Fact #1 means that those concerned with the health of a huge swath of the Inland Empire’s families must develop an economic development strategy that will allow marginally educated workers to achieve mobility into the middle class. Fact #2 indicates that the traditional path for doing so via the manufacturing sector is now closed. Well-paid Chinese manufacturing workers made $0.670 an hour last year. Recently, the Chinese allowed the Yuan to rise 2.1% against the Dollar raising the relative rate to $0.684 an hour. In the long run, there is no way our firms can compete with that labor cost advantage.
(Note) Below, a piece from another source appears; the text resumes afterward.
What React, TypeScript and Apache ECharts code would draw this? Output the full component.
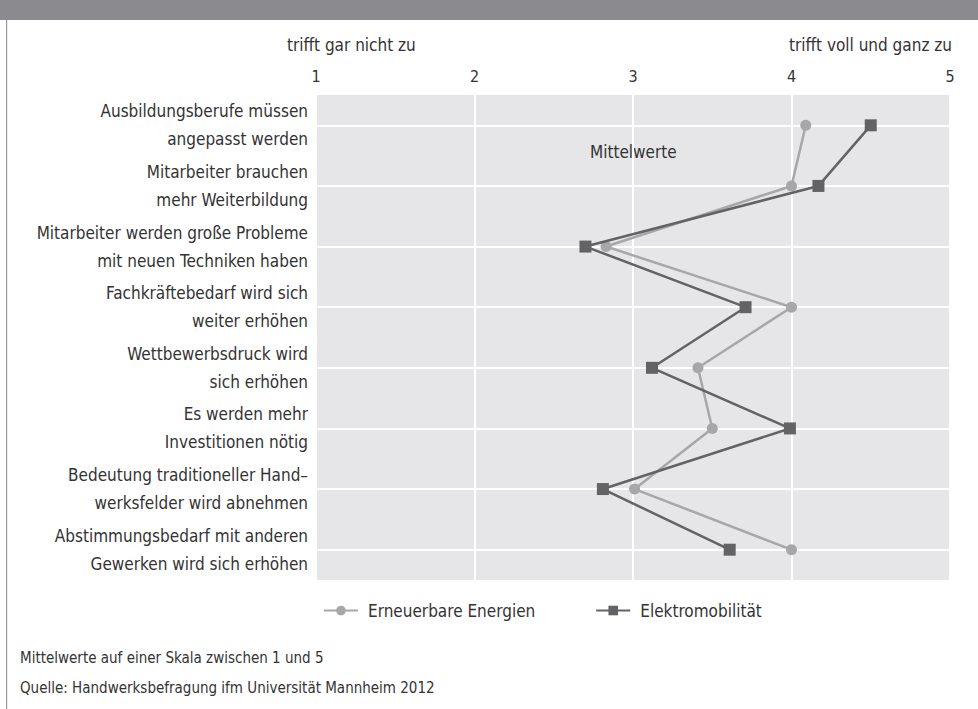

Fact #3 means that there is one blue collar sector for which Southern California has a clear cut competitive advantage vis-à-vis the rest of the U.S. … logistics. Some 44% of U.S. international containers came here in 2004. The jobs processing this cargo are ours, if we can accommodate the rising volume of trade.

A 1,000,000 JOB ECONOMIC STRATEGY. Two sets of data tells us that we must find a way to maintain our competitive advantage. First, in 2004, the California Employment Development Department found that the sector’s average 2003 Inland Empire pay was $37,161 above either manufacturing ($36,704) or construction ($35,373). The sector thus offers blue collar workers the chance to go to work and move up into the middle class.

Second, forecasts from the Southern California Association of Governments (SCAG), on which I have worked, found that by building the infrastructure to accommodate both the growth of international trade and clean up its worst environmental side-effects, we can create 1,000,000 jobs. Of these, 300,000 would come from the natural increase of logistics if its allowed to grow. Another 100,000 would be added as the system becomes more efficient. Another 250,000 would be added in the construction industry due to the need to build new transportation facilities. The balance would come from the growth of the economy due to the efficiencies that come from this investment as well as the multiplier impacts of this spending.

OUR CHALLENGES. How can we both build the infrastructure to allow these 1,000,000 jobs to be created, while stopping ourselves from drowning in a sea of trucks, trains and planes or dying from diesel inhalation? That is the challenge to this generation of local leaders. They face a five part dilemma. First, deciding what infrastructure projects to build (port expansion, separating cars and trucks, placement of new intermodal rail yards, grade separations for trains, air cargo hubs). Second, deciding what environmental strategy should be pursued and how (clean engines, reduction of idling engines, reduced congestion, off-peak use of transportation facilities). Third, finding the $40 billion or so required to fund this effort with nearly bankrupt state government and a deficit ridden federal government (tax incentives for private financer of infrastructure, user fees, container fees, access to port tariffs). Fourth, determining who will manage the collection of fees, plus the acquisition and spending of construction monies for a gigantic multi-county effort (an agency akin to the Alameda Corridor Transportation Authority). Fifth, what is the political strategy for bringing this about given the Anywhere But California attitude in Washington D.C., political parties afraid of taxes, industry lobbyists oppose to any fees on their clients and a federal government that has no idea about the land side impacts of its free trade policies.

The approaches to dealing with these five issues will be discussed in future columns.